Weaker signal, more noise - the dilemma(s) of the highly selective college in the current age

Except that isn’t what admissions officers at elite schools using “holistic” admissions processes, i.e., just about all elite privates and some elite publics, say they do. I’m not sure what reason they would have to lie about it. And frankly I’ve never heard any description of the process by anyone who’s been involved in it that sounded anything like what you describe. It’s not nearly so mechanical, it’s much more subjective. The University of Michigan is obviously a public institution, but it uses a holistic process not unlike the top privates (except that Michigan is now prohibited by state law from considering race). Here’s a link to their actual rating sheet:

http://admissions.umich.edu/assets/docs/template-rating-sheet.pdf

“Secondary school academic performance” including GPA, test scores, class rank, and strength of curriculum is just one of seven broad evaluative categories. The other six are quite subjective. Three readers (“evaluators”), or two readers plus a “validator,” read the entire application file and give it a grade, Outstanding, Excellent, Good, Average/Fair, or Below Average/Poor, with plus or minus gradations within each of those. Then it’s forwarded to the entire committee which reviews those grades, probably has a brief discussion, and gives it a final grade on the same scale, coupled with an up or down vote on admission. Michigan is now selective enough (27% admit rate this year, 22% for OOS applicants) that probably only the “outstanding” and “excellent” applicants make the cut for serious consideration, and not all of those are offered admission. No doubt most of the applicants rated outstanding or excellent have very strong academic stats, but on this type of rating system it’s very possible that some applicants with less stellar academic stats are nonetheless rated outstanding or excellent, and it’s equally possible that some applicants with stellar academic stats come up so pedestrian or even negative on other parts of the rating system that their overall applications are graded “good” or worse, and they’re not offered admission.

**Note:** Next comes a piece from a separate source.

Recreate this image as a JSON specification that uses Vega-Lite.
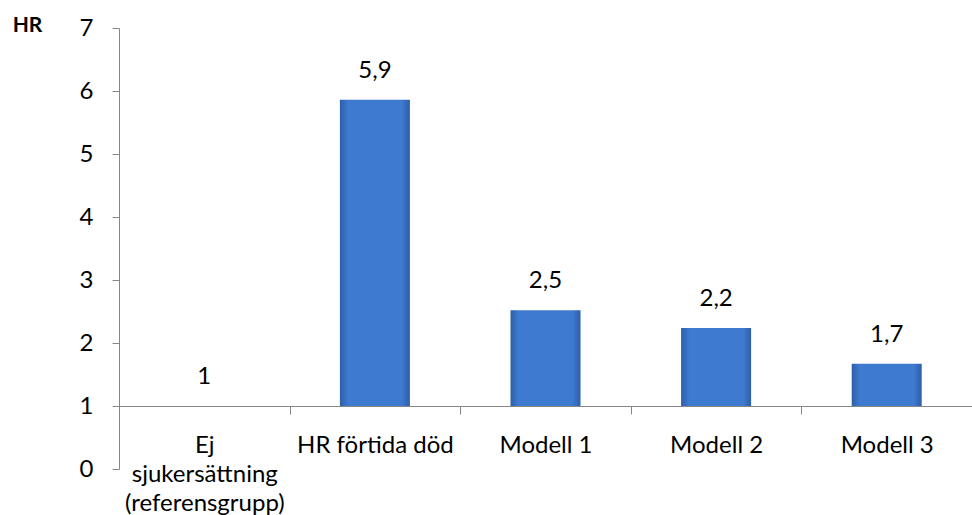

And indeed, every year you see a few OOS applicants crying on the University of Michigan section on CC, “What happened? There must be some kind of mistake; I have a 4.0 unweighted GPA and a 1570 SAT CR + M, Michigan was my safety, and I was rejected.” It’s no mistake; not everyone with stellar stats gets admitted, because in the big picture, with all factors considered, some other applicants with lower academic stats simply graded out better, or because there were so many outstanding or excellent applicants that they simply couldn’t all be admitted. And Michigan is now selective enough that it’s a mistake for anyone to think it’s their safety. It’s not as if there’s some clear threshold of academic stats that automatically get you admitted, with downward adjustments made from there for first-gen, economically disadvantaged region, legacy, etc. All that information–academic stats plus 41 other enumerated factors–are evaluated, weighed, and factored into the applicant’s rating by 3 independent sets of eyes, then by the committee, before a decision to admit, deny, or waitlist is made.